Information shown —
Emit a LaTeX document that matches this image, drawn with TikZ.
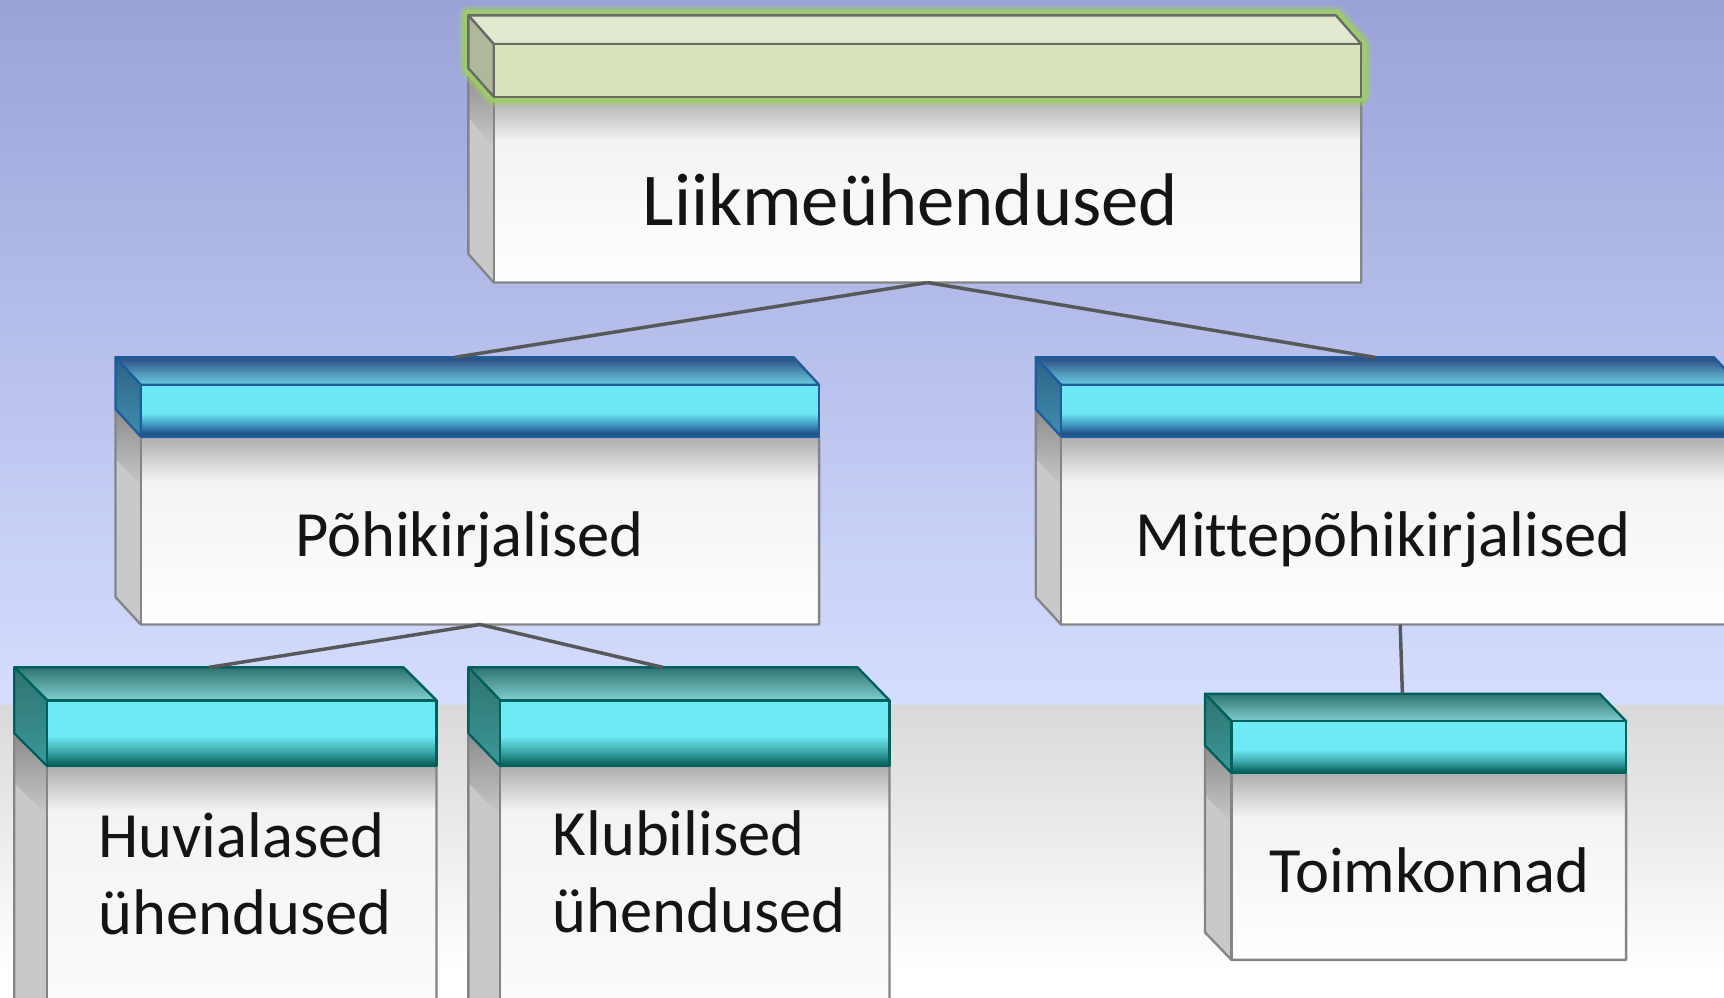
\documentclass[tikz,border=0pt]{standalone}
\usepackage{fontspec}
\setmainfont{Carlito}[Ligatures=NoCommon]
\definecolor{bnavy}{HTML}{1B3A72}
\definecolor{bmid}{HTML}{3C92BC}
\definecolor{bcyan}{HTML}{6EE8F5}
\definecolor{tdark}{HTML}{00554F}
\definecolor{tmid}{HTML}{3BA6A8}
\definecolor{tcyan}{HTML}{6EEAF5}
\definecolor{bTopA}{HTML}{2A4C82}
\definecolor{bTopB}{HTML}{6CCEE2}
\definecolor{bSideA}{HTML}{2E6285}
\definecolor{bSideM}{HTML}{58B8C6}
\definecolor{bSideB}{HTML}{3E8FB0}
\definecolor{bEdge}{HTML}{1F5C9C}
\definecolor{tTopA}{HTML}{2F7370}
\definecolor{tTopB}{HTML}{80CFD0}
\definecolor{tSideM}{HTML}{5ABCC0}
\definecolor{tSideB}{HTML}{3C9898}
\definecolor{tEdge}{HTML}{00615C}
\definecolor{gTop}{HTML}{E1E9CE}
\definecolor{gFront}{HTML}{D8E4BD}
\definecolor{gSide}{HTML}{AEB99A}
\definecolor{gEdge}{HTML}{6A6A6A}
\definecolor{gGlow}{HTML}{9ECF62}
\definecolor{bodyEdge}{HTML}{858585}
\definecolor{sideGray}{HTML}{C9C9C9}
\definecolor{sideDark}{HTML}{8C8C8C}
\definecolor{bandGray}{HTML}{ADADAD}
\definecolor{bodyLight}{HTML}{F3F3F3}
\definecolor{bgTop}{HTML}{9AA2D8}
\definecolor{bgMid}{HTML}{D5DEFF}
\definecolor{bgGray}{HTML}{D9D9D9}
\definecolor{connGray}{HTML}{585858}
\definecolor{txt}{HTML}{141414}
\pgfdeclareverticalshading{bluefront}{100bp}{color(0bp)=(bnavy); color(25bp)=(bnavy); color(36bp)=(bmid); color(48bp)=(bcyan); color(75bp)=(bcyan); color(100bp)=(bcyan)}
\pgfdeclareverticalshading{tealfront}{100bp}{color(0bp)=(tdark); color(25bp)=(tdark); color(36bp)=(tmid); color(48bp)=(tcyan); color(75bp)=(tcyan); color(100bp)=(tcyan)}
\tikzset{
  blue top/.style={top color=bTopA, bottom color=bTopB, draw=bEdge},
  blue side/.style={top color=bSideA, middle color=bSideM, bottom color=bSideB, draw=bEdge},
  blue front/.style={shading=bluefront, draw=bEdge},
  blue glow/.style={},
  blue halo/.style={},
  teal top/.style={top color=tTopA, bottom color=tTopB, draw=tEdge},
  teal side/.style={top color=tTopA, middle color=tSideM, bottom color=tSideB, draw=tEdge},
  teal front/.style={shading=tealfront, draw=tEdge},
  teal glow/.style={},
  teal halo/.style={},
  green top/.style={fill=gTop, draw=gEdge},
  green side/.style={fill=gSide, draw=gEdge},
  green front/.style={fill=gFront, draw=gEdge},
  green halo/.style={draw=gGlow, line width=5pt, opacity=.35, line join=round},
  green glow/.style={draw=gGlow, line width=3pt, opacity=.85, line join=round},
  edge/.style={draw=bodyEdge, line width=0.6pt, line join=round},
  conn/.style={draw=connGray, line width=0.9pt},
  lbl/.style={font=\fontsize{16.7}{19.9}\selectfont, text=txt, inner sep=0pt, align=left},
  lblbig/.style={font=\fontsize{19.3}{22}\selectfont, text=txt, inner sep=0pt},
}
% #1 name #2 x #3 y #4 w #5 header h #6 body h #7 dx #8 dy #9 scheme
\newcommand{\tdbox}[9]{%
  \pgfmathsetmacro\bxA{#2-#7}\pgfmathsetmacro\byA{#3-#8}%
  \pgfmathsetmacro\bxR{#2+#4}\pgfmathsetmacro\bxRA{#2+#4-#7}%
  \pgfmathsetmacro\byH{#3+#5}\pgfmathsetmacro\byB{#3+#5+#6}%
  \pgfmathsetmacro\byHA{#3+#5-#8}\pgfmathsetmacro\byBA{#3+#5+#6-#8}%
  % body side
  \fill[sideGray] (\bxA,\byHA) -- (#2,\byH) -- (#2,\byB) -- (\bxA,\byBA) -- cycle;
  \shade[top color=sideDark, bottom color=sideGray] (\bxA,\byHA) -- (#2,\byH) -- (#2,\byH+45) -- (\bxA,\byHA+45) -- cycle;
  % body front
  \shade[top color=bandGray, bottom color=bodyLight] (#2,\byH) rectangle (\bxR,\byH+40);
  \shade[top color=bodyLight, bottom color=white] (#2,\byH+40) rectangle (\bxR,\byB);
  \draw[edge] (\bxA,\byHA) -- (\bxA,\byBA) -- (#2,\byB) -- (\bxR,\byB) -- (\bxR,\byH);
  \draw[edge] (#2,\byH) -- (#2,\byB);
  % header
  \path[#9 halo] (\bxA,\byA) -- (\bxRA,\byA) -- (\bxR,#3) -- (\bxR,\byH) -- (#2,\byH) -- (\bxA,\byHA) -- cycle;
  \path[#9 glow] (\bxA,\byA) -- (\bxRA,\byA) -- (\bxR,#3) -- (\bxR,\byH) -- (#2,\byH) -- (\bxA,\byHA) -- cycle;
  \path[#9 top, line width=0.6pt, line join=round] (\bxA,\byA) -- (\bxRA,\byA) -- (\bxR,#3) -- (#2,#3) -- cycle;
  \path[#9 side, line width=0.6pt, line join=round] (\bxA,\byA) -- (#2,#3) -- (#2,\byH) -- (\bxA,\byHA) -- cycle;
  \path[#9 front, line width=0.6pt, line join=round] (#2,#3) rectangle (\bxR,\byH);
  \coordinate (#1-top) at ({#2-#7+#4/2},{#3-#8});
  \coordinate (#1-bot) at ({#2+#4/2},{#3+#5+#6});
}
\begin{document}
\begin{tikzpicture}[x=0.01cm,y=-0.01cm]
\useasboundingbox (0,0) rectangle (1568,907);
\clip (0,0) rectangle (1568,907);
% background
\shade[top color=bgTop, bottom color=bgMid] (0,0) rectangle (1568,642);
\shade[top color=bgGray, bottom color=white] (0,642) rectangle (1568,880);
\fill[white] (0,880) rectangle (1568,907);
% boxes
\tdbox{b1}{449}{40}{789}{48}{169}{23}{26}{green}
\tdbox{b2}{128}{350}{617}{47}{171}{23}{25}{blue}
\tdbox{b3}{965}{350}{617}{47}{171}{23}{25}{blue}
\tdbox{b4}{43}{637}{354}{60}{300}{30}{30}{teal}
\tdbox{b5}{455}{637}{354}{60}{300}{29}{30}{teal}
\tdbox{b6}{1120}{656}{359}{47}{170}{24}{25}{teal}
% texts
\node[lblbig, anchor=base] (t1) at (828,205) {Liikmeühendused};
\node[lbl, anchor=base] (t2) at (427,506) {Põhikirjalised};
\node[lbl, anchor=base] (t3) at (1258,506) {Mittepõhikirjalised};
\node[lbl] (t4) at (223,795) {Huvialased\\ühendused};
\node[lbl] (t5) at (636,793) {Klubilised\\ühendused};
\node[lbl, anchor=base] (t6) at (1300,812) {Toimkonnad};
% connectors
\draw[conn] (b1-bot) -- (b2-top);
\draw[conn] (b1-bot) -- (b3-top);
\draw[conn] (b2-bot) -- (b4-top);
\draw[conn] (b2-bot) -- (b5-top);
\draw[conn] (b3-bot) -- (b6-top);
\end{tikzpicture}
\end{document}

Job —
Copy the whole of the material above exactly, but not its images.

Output for this task —
Emit a LaTeX document that matches this image, drawn with TikZ.
\documentclass[tikz,border=0pt]{standalone}
\usepackage{fontspec}
\setmainfont{Carlito}[Ligatures=NoCommon]
\definecolor{bnavy}{HTML}{1B3A72}
\definecolor{bmid}{HTML}{3C92BC}
\definecolor{bcyan}{HTML}{6EE8F5}
\definecolor{tdark}{HTML}{00554F}
\definecolor{tmid}{HTML}{3BA6A8}
\definecolor{tcyan}{HTML}{6EEAF5}
\definecolor{bTopA}{HTML}{2A4C82}
\definecolor{bTopB}{HTML}{6CCEE2}
\definecolor{bSideA}{HTML}{2E6285}
\definecolor{bSideM}{HTML}{58B8C6}
\definecolor{bSideB}{HTML}{3E8FB0}
\definecolor{bEdge}{HTML}{1F5C9C}
\definecolor{tTopA}{HTML}{2F7370}
\definecolor{tTopB}{HTML}{80CFD0}
\definecolor{tSideM}{HTML}{5ABCC0}
\definecolor{tSideB}{HTML}{3C9898}
\definecolor{tEdge}{HTML}{00615C}
\definecolor{gTop}{HTML}{E1E9CE}
\definecolor{gFront}{HTML}{D8E4BD}
\definecolor{gSide}{HTML}{AEB99A}
\definecolor{gEdge}{HTML}{6A6A6A}
\definecolor{gGlow}{HTML}{9ECF62}
\definecolor{bodyEdge}{HTML}{858585}
\definecolor{sideGray}{HTML}{C9C9C9}
\definecolor{sideDark}{HTML}{8C8C8C}
\definecolor{bandGray}{HTML}{ADADAD}
\definecolor{bodyLight}{HTML}{F3F3F3}
\definecolor{bgTop}{HTML}{9AA2D8}
\definecolor{bgMid}{HTML}{D5DEFF}
\definecolor{bgGray}{HTML}{D9D9D9}
\definecolor{connGray}{HTML}{585858}
\definecolor{txt}{HTML}{141414}
\pgfdeclareverticalshading{bluefront}{100bp}{color(0bp)=(bnavy); color(25bp)=(bnavy); color(36bp)=(bmid); color(48bp)=(bcyan); color(75bp)=(bcyan); color(100bp)=(bcyan)}
\pgfdeclareverticalshading{tealfront}{100bp}{color(0bp)=(tdark); color(25bp)=(tdark); color(36bp)=(tmid); color(48bp)=(tcyan); color(75bp)=(tcyan); color(100bp)=(tcyan)}
\tikzset{
  blue top/.style={top color=bTopA, bottom color=bTopB, draw=bEdge},
  blue side/.style={top color=bSideA, middle color=bSideM, bottom color=bSideB, draw=bEdge},
  blue front/.style={shading=bluefront, draw=bEdge},
  blue glow/.style={},
  blue halo/.style={},
  teal top/.style={top color=tTopA, bottom color=tTopB, draw=tEdge},
  teal side/.style={top color=tTopA, middle color=tSideM, bottom color=tSideB, draw=tEdge},
  teal front/.style={shading=tealfront, draw=tEdge},
  teal glow/.style={},
  teal halo/.style={},
  green top/.style={fill=gTop, draw=gEdge},
  green side/.style={fill=gSide, draw=gEdge},
  green front/.style={fill=gFront, draw=gEdge},
  green halo/.style={draw=gGlow, line width=5pt, opacity=.35, line join=round},
  green glow/.style={draw=gGlow, line width=3pt, opacity=.85, line join=round},
  edge/.style={draw=bodyEdge, line width=0.6pt, line join=round},
  conn/.style={draw=connGray, line width=0.9pt},
  lbl/.style={font=\fontsize{16.7}{19.9}\selectfont, text=txt, inner sep=0pt, align=left},
  lblbig/.style={font=\fontsize{19.3}{22}\selectfont, text=txt, inner sep=0pt},
}
% #1 name #2 x #3 y #4 w #5 header h #6 body h #7 dx #8 dy #9 scheme
\newcommand{\tdbox}[9]{%
  \pgfmathsetmacro\bxA{#2-#7}\pgfmathsetmacro\byA{#3-#8}%
  \pgfmathsetmacro\bxR{#2+#4}\pgfmathsetmacro\bxRA{#2+#4-#7}%
  \pgfmathsetmacro\byH{#3+#5}\pgfmathsetmacro\byB{#3+#5+#6}%
  \pgfmathsetmacro\byHA{#3+#5-#8}\pgfmathsetmacro\byBA{#3+#5+#6-#8}%
  % body side
  \fill[sideGray] (\bxA,\byHA) -- (#2,\byH) -- (#2,\byB) -- (\bxA,\byBA) -- cycle;
  \shade[top color=sideDark, bottom color=sideGray] (\bxA,\byHA) -- (#2,\byH) -- (#2,\byH+45) -- (\bxA,\byHA+45) -- cycle;
  % body front
  \shade[top color=bandGray, bottom color=bodyLight] (#2,\byH) rectangle (\bxR,\byH+40);
  \shade[top color=bodyLight, bottom color=white] (#2,\byH+40) rectangle (\bxR,\byB);
  \draw[edge] (\bxA,\byHA) -- (\bxA,\byBA) -- (#2,\byB) -- (\bxR,\byB) -- (\bxR,\byH);
  \draw[edge] (#2,\byH) -- (#2,\byB);
  % header
  \path[#9 halo] (\bxA,\byA) -- (\bxRA,\byA) -- (\bxR,#3) -- (\bxR,\byH) -- (#2,\byH) -- (\bxA,\byHA) -- cycle;
  \path[#9 glow] (\bxA,\byA) -- (\bxRA,\byA) -- (\bxR,#3) -- (\bxR,\byH) -- (#2,\byH) -- (\bxA,\byHA) -- cycle;
  \path[#9 top, line width=0.6pt, line join=round] (\bxA,\byA) -- (\bxRA,\byA) -- (\bxR,#3) -- (#2,#3) -- cycle;
  \path[#9 side, line width=0.6pt, line join=round] (\bxA,\byA) -- (#2,#3) -- (#2,\byH) -- (\bxA,\byHA) -- cycle;
  \path[#9 front, line width=0.6pt, line join=round] (#2,#3) rectangle (\bxR,\byH);
  \coordinate (#1-top) at ({#2-#7+#4/2},{#3-#8});
  \coordinate (#1-bot) at ({#2+#4/2},{#3+#5+#6});
}
\begin{document}
\begin{tikzpicture}[x=0.01cm,y=-0.01cm]
\useasboundingbox (0,0) rectangle (1568,907);
\clip (0,0) rectangle (1568,907);
% background
\shade[top color=bgTop, bottom color=bgMid] (0,0) rectangle (1568,642);
\shade[top color=bgGray, bottom color=white] (0,642) rectangle (1568,880);
\fill[white] (0,880) rectangle (1568,907);
% boxes
\tdbox{b1}{449}{40}{789}{48}{169}{23}{26}{green}
\tdbox{b2}{128}{350}{617}{47}{171}{23}{25}{blue}
\tdbox{b3}{965}{350}{617}{47}{171}{23}{25}{blue}
\tdbox{b4}{43}{637}{354}{60}{300}{30}{30}{teal}
\tdbox{b5}{455}{637}{354}{60}{300}{29}{30}{teal}
\tdbox{b6}{1120}{656}{359}{47}{170}{24}{25}{teal}
% texts
\node[lblbig, anchor=base] (t1) at (828,205) {Liikmeühendused};
\node[lbl, anchor=base] (t2) at (427,506) {Põhikirjalised};
\node[lbl, anchor=base] (t3) at (1258,506) {Mittepõhikirjalised};
\node[lbl] (t4) at (223,795) {Huvialased\\ühendused};
\node[lbl] (t5) at (636,793) {Klubilised\\ühendused};
\node[lbl, anchor=base] (t6) at (1300,812) {Toimkonnad};
% connectors
\draw[conn] (b1-bot) -- (b2-top);
\draw[conn] (b1-bot) -- (b3-top);
\draw[conn] (b2-bot) -- (b4-top);
\draw[conn] (b2-bot) -- (b5-top);
\draw[conn] (b3-bot) -- (b6-top);
\end{tikzpicture}
\end{document}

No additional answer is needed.